Over the last several decades, however, employers have shifted from providing traditional pension plans to offering 401(k) plans. Although theoretical calculations show that employees who stay the course with their 401(k) plan contributions can accumulate sufficient account balances, most employees do not stay the course. Some workers don’t participate at all, some don’t contribute enough or make poor investment choices, while others take distributions when they change jobs.

As a result, many Americans are becoming increasingly anxious about their retirement and overall financial wellbeing. A recent study conducted by Harris Poll last December indicated that 87 percent of workers employed full time say they feel at least somewhat stressed about their finances. Multiple surveys indicate that this financial stress and anxiety translates into distracted workers, increased absences and even health issues.

Employers are increasingly taking note of their employees’ money stresses and want to help, but figuring out the right solution can be tricky.  Employer-based financial wellness programs can improve the bottom-line for both employees and employers.

What is behind the increased interest in financial wellness programs?

There have been numerous surveys in the news reporting on American workers’ anxiety about their retirement and finances. Given these high levels of self-reported stress, it should not be surprising to learn that many employers say that they want to help their employees achieve financial security.

Companies also have started to recognize that all this worrying about money takes a toll on productivity and health in the workplace. To address this, companies are adding financial well‑being programs to their employee wellness offerings. If companies are concerned about their employees’ wellness, they cannot ignore their employees’ financial health. Financial wellness is a major component of employees’ wellness.

Now is the right time to focus on workers’ financial wellness. Employees are increasingly paying more out of their own pockets for rising health care expenses and they are taking on the risk and responsibility for their own retirement security through 401(k) plans. Not everyone can afford to hire a financial planner for guidance.  Employers have an opportunity to step in and offer much-needed guidance.

The bottom line is that financial distractions cost companies money.

What do employer’s mean when they talk about financial wellness programs?

There is no single, agreed-upon definition, but there are some common characteristics.

Financial wellness is a comprehensive approach that supports an employee’s complete financial picture or overall financial health. Financial wellness programs do not take a snapshot approach that focuses on a single aspect of financial planning, such as retirement or college savings. Financial wellness programs look at how all the pieces of an individual’s financial life fit together.

The end goal of a financial wellness program is to enhance the employee’s overall financial well-being. That is why they generally support an employee’s ability to manage both short‑term and long-term needs. The focus is not just on creating a plan, but enabling employees to make decisions to manage a plan over time.

Financial wellness program assessments should include both subjective and objective measures of financial security.

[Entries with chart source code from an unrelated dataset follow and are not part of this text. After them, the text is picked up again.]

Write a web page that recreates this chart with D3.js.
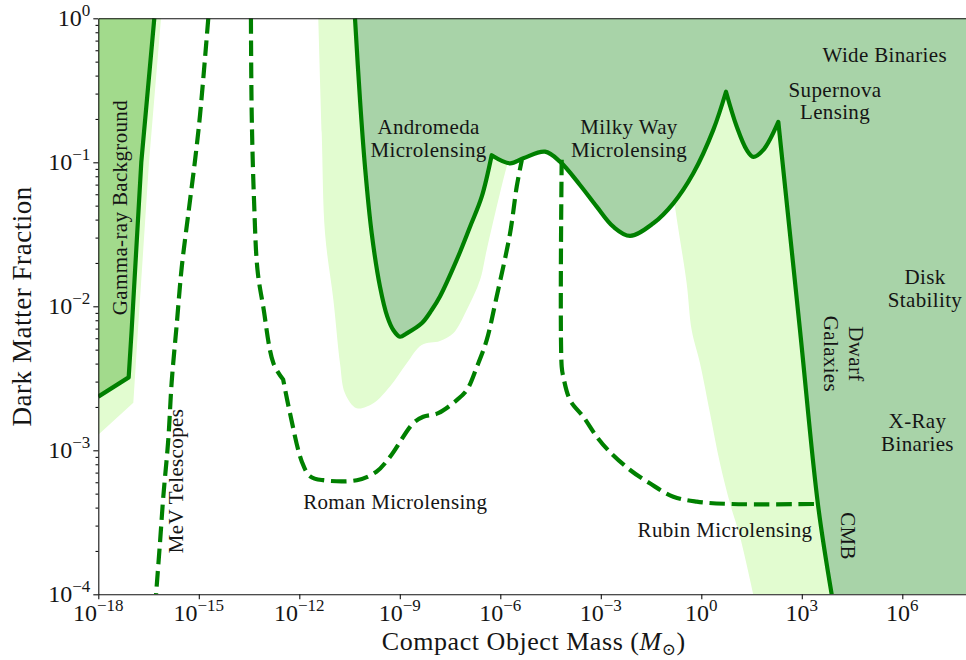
<!DOCTYPE html>
<html><head><meta charset="utf-8">
<script src="https://cdn.jsdelivr.net/npm/d3@7"></script>
<style>
body{margin:0;background:#fff}
svg{display:block}
text{font-family:"Liberation Serif","DejaVu Serif",serif;fill:#151515}
</style>
</head><body>
<svg id="chart" width="966" height="660"></svg>
<script>
// ---------- data (mass in solar masses, dark-matter fraction) ----------
const xTickValues = [1e-18, 1e-15, 1e-12, 1e-9, 1e-6, 1e-3, 1, 1e3, 1e6];
const xTickExponents = ["\u221218", "\u221215", "\u221212", "\u22129", "\u22126", "\u22123", "0", "3", "6"];
const yTickValues = [1e-4, 1e-3, 1e-2, 1e-1, 1];
const yTickExponents = ["\u22124", "\u22123", "\u22122", "\u22121", "0"];

// Gamma-ray background bound (solid)
const gammaLine = [[1e-18, 2.36e-3], [8.07e-18, 3.21e-3], [9.9e-18, 6.84e-3], [1.92e-17, 0.1], [4.7e-17, 1]];
// light band right of gamma-ray bound
const gammaBand = [[1e-18, 1.28e-3], [1.11e-17, 2.14e-3], [1.53e-17, 6.84e-3], [3.26e-17, 0.1], [7.45e-17, 1]];

// Microlensing / supernova / CMB combined bound (solid)
const mainBound = [
  [4.6e-11, 1], [6.49e-11, 0.271], [9.14e-11, 0.0932], [1.45e-10, 0.0321], [2.56e-10, 0.0137],
  [4.24e-10, 8.47e-3], [6.4e-10, 6.84e-3], [1.01e-9, 6.15e-3], [1.61e-9, 6.49e-3], [4.51e-9, 7.62e-3],
  [8.95e-9, 9.42e-3], [1.58e-8, 0.0117], [5.0e-8, 0.021], [1.25e-7, 0.0357], [2.79e-7, 0.0577],
  [5.53e-7, 0.112], [1.95e-6, 0.0984], [4.86e-6, 0.1066], [2.16e-5, 0.1185], [6.05e-5, 0.101],
  [2.39e-4, 0.0696], [7.55e-4, 0.0492], [2.36e-3, 0.0357], [7.45e-3, 0.0308], [0.0369, 0.0377],
  [0.146, 0.0519], [0.577, 0.0839], [2.28, 0.168], [5.46, 0.309], [11.4, 0.177], [22.6, 0.122],
  [35.6, 0.109], [71.0, 0.122], [199, 0.191], [883, 6.84e-3], [3.05e3, 4.17e-4], [7.8e3, 1e-4]
];
const mainBoundCusps = [15, 28, 33];

// light bands (other / projected constraints)
const andromedaBand = [
  [3.69e-12, 1], [4.67e-12, 0.16], [5.85e-12, 0.0323], [1.04e-11, 0.0111], [1.64e-11, 4.02e-3],
  [2.31e-11, 2.49e-3], [5.16e-11, 1.96e-3], [1.62e-10, 2.12e-3], [5.09e-10, 2.77e-3], [1.61e-9, 4.02e-3],
  [4.51e-9, 5.39e-3], [1.58e-8, 5.74e-3], [3.95e-8, 6.49e-3], [9.93e-8, 9.42e-3], [2.48e-7, 0.0152],
  [3.93e-7, 0.0246], [1.55e-6, 0.0932], [2.75e-6, 0.143]
];
const rubinBand = [
  [35.6, 1e-4], [14.3, 2.51e-4], [7.19, 4.28e-4], [3.61, 8.13e-4], [1.82, 1.81e-3], [0.914, 4.02e-3],
  [0.516, 6.84e-3], [0.366, 0.0144], [0.164, 0.0492], [0.101, 0.122]
];

// projected (dashed)
const mevLine = [
  [1.92e-15, 1], [1.09e-15, 0.214], [7.71e-16, 0.103], [4.86e-16, 0.0438], [3.09e-16, 0.0186],
  [2.19e-16, 7.45e-3], [1.55e-16, 2.98e-3], [1.23e-16, 1.19e-3], [8.71e-17, 4.75e-4], [6.95e-17, 2.29e-4],
  [5.3e-17, 1e-4]
];
const romanLine = [
  [3.6e-14, 1], [3.8e-14, 0.214], [4.45e-14, 0.0547], [5.65e-14, 0.0179], [8.4e-14, 9.9e-3],
  [1.7e-13, 4.0e-3], [3.3e-13, 3.1e-3], [5.3e-13, 1.8e-3], [1.2e-12, 8.3e-4], [2.1e-12, 6.6e-4],
  [5.2e-12, 6.2e-4], [5.2e-11, 6.2e-4], [2.0e-10, 7.1e-4], [5.1e-10, 9.0e-4], [2.5e-9, 1.54e-3],
  [5.0e-9, 1.71e-3], [1.4e-8, 1.81e-3], [5.0e-8, 2.23e-3], [1.0e-7, 2.62e-3], [2.0e-7, 3.8e-3],
  [3.9e-7, 5.8e-3], [7.8e-7, 1.17e-2], [1.95e-6, 3.2e-2], [3.1e-6, 6.8e-2], [4.4e-6, 0.104]
];
const romanCusps = [6];
const rubinLine = [
  [6.8e-5, 0.104], [6.8e-5, 3.81e-3], [7.6e-5, 3.24e-3], [1.21e-4, 2.23e-3], [3.0e-4, 1.71e-3],
  [7.6e-4, 1.24e-3], [1.67e-3, 1.0e-3], [7.5e-3, 7.3e-4], [2.9e-2, 5.9e-4], [0.146, 4.76e-4],
  [0.73, 4.4e-4], [7.2, 4.24e-4], [3.1e3, 4.24e-4]
];

// annotations: text lines, anchor (mass, fraction), rotation
const annotations = [
  {lines: ["Andromeda", "Microlensing"], m: 7.2e-9, f: 0.156, rot: 0},
  {lines: ["Milky Way", "Microlensing"], m: 6.95e-3, f: 0.157, rot: 0},
  {lines: ["Supernova", "Lensing"], m: 9.8e3, f: 0.286, rot: 0},
  {lines: ["Wide Binaries"], m: 3.0e5, f: 0.5, rot: 0},
  {lines: ["Disk", "Stability"], m: 4.76e6, f: 0.0143, rot: 0},
  {lines: ["X-Ray", "Binaries"], m: 2.84e6, f: 1.42e-3, rot: 0},
  {lines: ["Roman Microlensing"], m: 7.3e-10, f: 3.91e-4, rot: 0},
  {lines: ["Rubin Microlensing"], m: 5.1, f: 2.51e-4, rot: 0},
  {lines: ["Gamma-ray Background"], m: 7.2e-18, f: 0.0485, rot: -90},
  {lines: ["MeV Telescopes"], m: 3.49e-16, f: 6.12e-4, rot: -90},
  {lines: ["Dwarf", "Galaxies"], m: 2.56e4, f: 4.67e-3, rot: 90, gap: 25},
  {lines: ["CMB"], m: 1.48e4, f: 2.54e-4, rot: 90}
];

// ---------- drawing ----------
const svg = d3.select("#chart");
const pLeft = 98.3, pTop = 18.3, pBottom = 594.3, decadePx = 33.5;
const x = d3.scaleLog().domain([1e-18, 1e8]).range([pLeft, pLeft + 26 * decadePx]);
const y = d3.scaleLog().domain([1e-4, 1]).range([pBottom, pTop]);
const [xmin, xmax] = x.domain();
const [ymin, ymax] = y.domain();

const COL_LINE = "#008000", COL_DARK = "#a8d3a8", COL_GAMMA = "#a2da8c", COL_LIGHT = "#e2fcd0";

svg.append("defs").append("clipPath").attr("id", "plotclip")
  .append("rect").attr("x", pLeft).attr("y", pTop)
  .attr("width", x.range()[1] - pLeft).attr("height", pBottom - pTop);

const plot = svg.append("g").attr("clip-path", "url(#plotclip)");
const smooth = d3.line().x(d => x(d[0])).y(d => y(d[1])).curve(d3.curveCatmullRom.alpha(0.5));
const straight = d3.line().x(d => x(d[0])).y(d => y(d[1]));
const P = (m, f) => `L${x(m)},${y(f)}`;
// smooth path that keeps sharp corners at the given indices
function cuspPath(pts, cusps) {
  let d = "", start = 0;
  [...cusps, pts.length - 1].forEach((e, i) => {
    const seg = smooth(pts.slice(start, e + 1));
    d += i === 0 ? seg : seg.replace(/^M/, "L");
    start = e;
  });
  return d;
}
const mainPath = cuspPath(mainBound, mainBoundCusps);

// light bands
plot.append("path").attr("fill", COL_LIGHT)
  .attr("d", straight(gammaBand) + P(xmin, ymax) + "Z");
plot.append("path").attr("fill", COL_LIGHT)
  .attr("d", smooth(andromedaBand) + P(andromedaBand[andromedaBand.length - 1][0], ymax) + "Z");
plot.append("path").attr("fill", COL_LIGHT)
  .attr("d", smooth(rubinBand) + P(rubinBand[rubinBand.length - 1][0], ymax) + P(xmax, ymax) + P(xmax, ymin) + "Z");

// excluded regions
plot.append("path").attr("fill", COL_GAMMA)
  .attr("d", straight(gammaLine) + P(xmin, ymax) + "Z");
plot.append("path").attr("fill", COL_DARK)
  .attr("d", mainPath + P(xmax, ymin) + P(xmax, ymax) + "Z");

// dashed projections
[smooth(mevLine), cuspPath(romanLine, romanCusps), smooth(rubinLine)].forEach(d => {
  plot.append("path").attr("d", d).attr("fill", "none")
    .attr("stroke", COL_LINE).attr("stroke-width", 4.2).attr("stroke-dasharray", "15.5,6.7");
});
// solid bounds
[straight(gammaLine), mainPath].forEach(d => {
  plot.append("path").attr("d", d).attr("fill", "none")
    .attr("stroke", COL_LINE).attr("stroke-width", 4.2).attr("stroke-linejoin", "round");
});

// annotations
annotations.forEach(a => {
  const gap = a.gap || 22.6;
  const t = plot.append("text")
    .attr("transform", `translate(${x(a.m)},${y(a.f)}) rotate(${a.rot})`)
    .attr("text-anchor", "middle").attr("font-size", 21).attr("letter-spacing", 0.35);
  a.lines.forEach((ln, i) => t.append("tspan").attr("x", 0).attr("y", i * gap).text(ln));
});

// axes
svg.append("g").attr("transform", `translate(0,${pBottom})`)
  .call(d3.axisBottom(x).tickValues(xTickValues).tickSize(5).tickSizeOuter(0).tickFormat(""));
svg.append("g").attr("transform", `translate(0,${pTop})`)
  .call(d3.axisTop(x).tickValues([]).tickSizeOuter(0));
svg.append("g").attr("transform", `translate(${pLeft},0)`)
  .call(d3.axisLeft(y).tickValues(yTickValues).tickSize(5).tickSizeOuter(0).tickFormat(""));
svg.append("g").attr("transform", `translate(${pLeft},0)`)
  .call(d3.axisLeft(y).tickValues(y.ticks().filter(v => yTickValues.indexOf(v) < 0)).tickSize(2.8).tickFormat(""))
  .select(".domain").remove();
svg.selectAll(".domain").attr("stroke", "#111").attr("stroke-width", 1.1);
svg.selectAll(".tick line").attr("stroke", "#111").attr("stroke-width", 1.1);

// tick labels
function sci(t, exp) {
  t.append("tspan").text("10");
  t.append("tspan").attr("dy", -10).attr("font-size", 17).text(exp);
}
xTickValues.forEach((v, i) => {
  const t = svg.append("text").attr("x", x(v)).attr("y", pBottom + 26.5)
    .attr("text-anchor", "middle").attr("font-size", 24);
  sci(t, xTickExponents[i]);
});
yTickValues.forEach((v, i) => {
  const t = svg.append("text").attr("x", pLeft - 8).attr("y", y(v) + 8)
    .attr("text-anchor", "end").attr("font-size", 24);
  sci(t, yTickExponents[i]);
});

// axis titles
const xt = svg.append("text").attr("x", (pLeft + x.range()[1]) / 2).attr("y", 649.5)
  .attr("text-anchor", "middle").attr("font-size", 26).attr("letter-spacing", 0.55);
xt.append("tspan").text("Compact Object Mass (");
xt.append("tspan").attr("font-style", "italic").text("M");
xt.append("tspan").attr("dy", 5).attr("font-size", 17).text("\u2299");
xt.append("tspan").attr("dy", -5).text(")");

svg.append("text").attr("transform", `translate(31,${(pTop + pBottom) / 2}) rotate(-90)`)
  .attr("text-anchor", "middle").attr("font-size", 27).attr("letter-spacing", 0.55)
  .text("Dark Matter Fraction");
</script>
</body></html>
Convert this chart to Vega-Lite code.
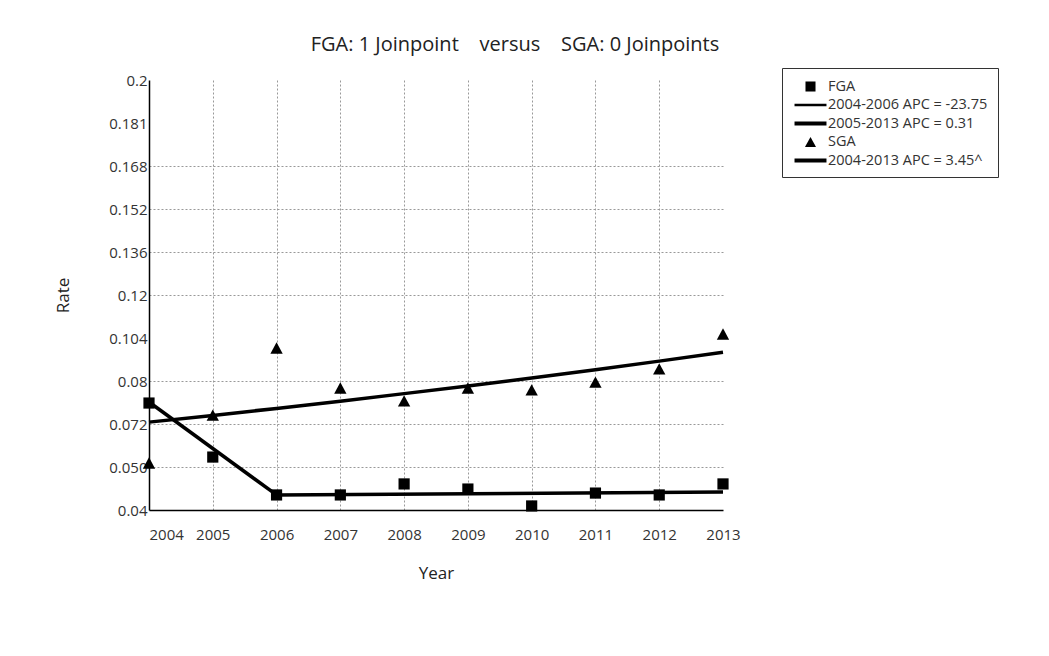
{
  "$schema": "https://vega.github.io/schema/vega-lite/v6.json",
  "width": 574,
  "height": 430,
  "autosize": {"type": "none"},
  "padding": {"left": 149, "top": 80, "right": 326, "bottom": 146},
  "background": "white",
  "config": {
    "font": "Open Sans",
    "view": {"stroke": null}
  },
  "title": {
    "text": "FGA: 1 Joinpoint\u00a0\u00a0\u00a0\u00a0versus\u00a0\u00a0\u00a0\u00a0SGA: 0 Joinpoints",
    "fontSize": 20,
    "fontWeight": "normal",
    "color": "#222",
    "anchor": "middle",
    "frame": "group",
    "offset": 13,
    "dx": 79
  },
  "datasets": {
    "obs": [
      {"year": 2004, "rate": 0.0798, "series": "FGA"},
      {"year": 2005, "rate": 0.0597, "series": "FGA"},
      {"year": 2006, "rate": 0.0456, "series": "FGA"},
      {"year": 2007, "rate": 0.0456, "series": "FGA"},
      {"year": 2008, "rate": 0.0497, "series": "FGA"},
      {"year": 2009, "rate": 0.0478, "series": "FGA"},
      {"year": 2010, "rate": 0.0415, "series": "FGA"},
      {"year": 2011, "rate": 0.0463, "series": "FGA"},
      {"year": 2012, "rate": 0.0456, "series": "FGA"},
      {"year": 2013, "rate": 0.0497, "series": "FGA"},
      {"year": 2004, "rate": 0.0575, "series": "SGA"},
      {"year": 2005, "rate": 0.0753, "series": "SGA"},
      {"year": 2006, "rate": 0.1003, "series": "SGA"},
      {"year": 2007, "rate": 0.0854, "series": "SGA"},
      {"year": 2008, "rate": 0.0806, "series": "SGA"},
      {"year": 2009, "rate": 0.0854, "series": "SGA"},
      {"year": 2010, "rate": 0.0847, "series": "SGA"},
      {"year": 2011, "rate": 0.0876, "series": "SGA"},
      {"year": 2012, "rate": 0.0925, "series": "SGA"},
      {"year": 2013, "rate": 0.1055, "series": "SGA"}
    ],
    "fit": [
      {"year": 2004, "rate": 0.0802, "segment": "FGA 2004-2006"},
      {"year": 2006, "rate": 0.0456, "segment": "FGA 2004-2006"},
      {"year": 2006, "rate": 0.0456, "segment": "FGA 2005-2013"},
      {"year": 2013, "rate": 0.0467, "segment": "FGA 2005-2013"},
      {"year": 2004, "rate": 0.0727, "segment": "SGA 2004-2013"},
      {"year": 2005, "rate": 0.0752, "segment": "SGA 2004-2013"},
      {"year": 2006, "rate": 0.0778, "segment": "SGA 2004-2013"},
      {"year": 2007, "rate": 0.0805, "segment": "SGA 2004-2013"},
      {"year": 2008, "rate": 0.0833, "segment": "SGA 2004-2013"},
      {"year": 2009, "rate": 0.0861, "segment": "SGA 2004-2013"},
      {"year": 2010, "rate": 0.0891, "segment": "SGA 2004-2013"},
      {"year": 2011, "rate": 0.0922, "segment": "SGA 2004-2013"},
      {"year": 2012, "rate": 0.0954, "segment": "SGA 2004-2013"},
      {"year": 2013, "rate": 0.0987, "segment": "SGA 2004-2013"}
    ]
  },
  "encoding": {
    "x": {
      "field": "year",
      "type": "quantitative",
      "scale": {"domain": [2004, 2013], "nice": false, "zero": false},
      "axis": {
        "title": "Year",
        "titleFontSize": 17,
        "titleFontWeight": "normal",
        "titleColor": "#222",
        "titlePadding": 23,
        "values": [2004, 2005, 2006, 2007, 2008, 2009, 2010, 2011, 2012, 2013],
        "format": "d",
        "labelFontSize": 15,
        "labelColor": "#333",
        "labelPadding": 17,
        "labelFlush": false,
        "labelAlign": {"condition": {"test": "datum.value == 2004", "value": "left"}, "value": "center"},
        "ticks": false,
        "tickSize": 0,
        "domainColor": "black",
        "domainWidth": 1.5,
        "grid": true,
        "gridColor": "#999",
        "gridDash": [2, 2],
        "gridWidth": 1,
        "gridOpacity": {"condition": {"test": "datum.value == 2004 || datum.value == 2013", "value": 0}, "value": 1}
      }
    },
    "y": {
      "field": "rate",
      "type": "quantitative",
      "scale": {"domain": [0.04, 0.2], "nice": false, "zero": false},
      "axis": {
        "title": "Rate",
        "titleFontSize": 17,
        "titleFontWeight": "normal",
        "titleColor": "#222",
        "titlePadding": 36,
        "values": [0.04, 0.056, 0.072, 0.088, 0.104, 0.12, 0.136, 0.152, 0.168, 0.184, 0.2],
        "labelExpr": "abs(datum.value-0.056)<0.001 ? '0.050' : abs(datum.value-0.088)<0.001 ? '0.08' : abs(datum.value-0.184)<0.001 ? '0.181' : format(datum.value, '.3~f')",
        "labelFontSize": 15,
        "labelColor": "#333",
        "labelPadding": 2,
        "ticks": false,
        "tickSize": 0,
        "domainColor": "black",
        "domainWidth": 1.5,
        "grid": true,
        "gridColor": "#999",
        "gridDash": [2, 2],
        "gridWidth": 1,
        "gridOpacity": {"condition": {"test": "abs(datum.value-0.104)<0.001 || abs(datum.value-0.184)<0.001 || datum.value < 0.041 || datum.value > 0.199", "value": 0}, "value": 1}
      }
    }
  },
  "layer": [
    {
      "mark": {"type": "rule", "color": "black", "strokeWidth": 1.5},
      "encoding": {
        "x": {"datum": 2004, "type": "quantitative"},
        "x2": {"datum": 2013},
        "y": {"datum": 0.2, "type": "quantitative"}
      }
    },
    {
      "data": {"name": "fit"},
      "mark": {"type": "line", "color": "black", "strokeWidth": 3.5},
      "encoding": {
        "detail": {"field": "segment", "type": "nominal"}
      }
    },
    {
      "data": {"name": "obs"},
      "mark": {"type": "point", "filled": true, "color": "black", "opacity": 1, "size": 360},
      "encoding": {
        "shape": {
          "field": "series",
          "type": "nominal",
          "scale": {
            "domain": ["FGA", "2004-2006 APC = -23.75", "2005-2013 APC = 0.31", "SGA", "2004-2013 APC = 3.45^"],
            "range": [
              "M-0.59,-0.59H0.59V0.59H-0.59Z",
              "M-1.88,-0.14H1.88V0.14H-1.88Z",
              "M-1.88,-0.23H1.88V0.23H-1.88Z",
              "M0,-0.6L0.65,0.6H-0.65Z",
              "M-1.88,-0.23H1.88V0.23H-1.88Z"
            ]
          },
          "legend": {
            "title": null,
            "orient": "none",
            "legendX": 633,
            "legendY": -12,
            "padding": 10,
            "strokeColor": "#333",
            "fillColor": "white",
            "symbolSize": 289,
            "symbolFillColor": "black",
            "symbolStrokeWidth": 0,
            "symbolOpacity": 1,
            "symbolOffset": 10,
            "labelOffset": 9,
            "labelFontSize": 14.5,
            "labelColor": "#333",
            "labelLimit": 300,
            "rowPadding": 3.5,
            "encode": {
              "legend": {"update": {"strokeWidth": {"value": 1.5}}}
            }
          }
        }
      }
    }
  ]
}
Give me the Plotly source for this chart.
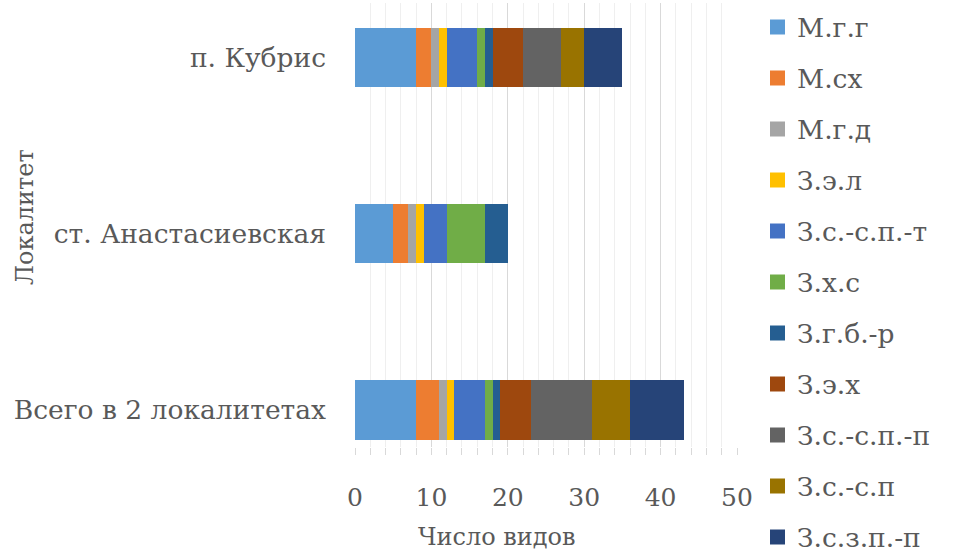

Objective measures include homeownership, credit score, debt burden and level of emergency savings.  Subjective measures are self-reported stress levels and satisfaction and dissatisfaction with personal financial status.

Financial wellness approaches emphasize the importance of knowing financial concepts and tools and acting on that knowledge to plan, save and invest.

What does a typical financial wellness program look like?

For years, many employers have narrowly focused on saving for retirement. Today’s programs are more holistic: they focus on budgeting, getting out of debt, setting aside money for emergencies, saving for a home and saving for college tuition, in addition to retirement planning.

Combining financial wellness with employee 401(k) education is key. Employers are finding that employees who do not know how to create a budget cannot understand how to manage and invest their 401(k) accounts.

Programs can range from group educational sessions to individualized online programs to personalized coaching sessions with a financial professional. An effective financial wellness program will not be a one-size-fits-all.

Education is a key component, so employees can become well positioned for successful financial planning. This includes things like access to retirement planners, investment advisors and more consistent and comprehensive reporting and analysis – the kind of things that give employees the tools they need to successfully manage their own retirement savings.

Good wellness plans also include enhancements to the employer’s 401(k) plan. It is important to add features that encourage participation and increase savings, such as auto-enrollment, where all new employees automatically participate, and auto-escalation, where the amount of the contribution incrementally increases each year to keep up with inflation and cost of living expenses.

What are some things a company should consider when implementing a financial wellness program

  • Get your CEO and upper management involved at the outset: You will get more employee engagement if your top management takes a prominent role and conveys a sincere interest in employees’ financial well-being.
  • Gage success through employee surveys:
    • You should take a before and after survey. The questions should be the same for both surveys so you can compare the results.
    • For privacy reasons, the data collected must be anonymous or hidden completely to the employer.
    • Offer in-person financial wellness training:
      • In-person communication is critical, especially at the beginning of an electronically based program.
      • When rolling out the program, host one or more meetings where employees can learn more about the mobile app or other tech tools.
    • When possible, combine high-tech and high-touch:
      • Digital tools provide greater access.
      • But, high-tech tools may not drive employees to take action as much as a high‑touch approach, such as in-person financial planning or money experts by phone.
    • Don’t get hung up on Return on Investment (ROI):
      • Proving the ROI of a financial wellness program is tough.
      • Focus on value of investment instead, which is more about reducing stress and boosting morale in order to help employees be more valuable to the company.

Are there companies that provide these services to employers?

Yes. A good place to start may be with the recordkeeper for your 401(k) plan.

There are also companies that provide financial wellness programs for employers.

In selecting a financial wellness provider, a best practice would be to complete an RFP process, having all the candidates provide written responses to the same carefully crafted questions along with in-person interviews. I would recommend looking at no less than three companies and thoroughly reviewing their services, contract and costs before picking your financial wellness program provider. After all, you will be giving them access to your employees and their personal financial information. So, it is very important you use a thoughtful and thorough vetting process. This is something your employee benefits counsel can help you with.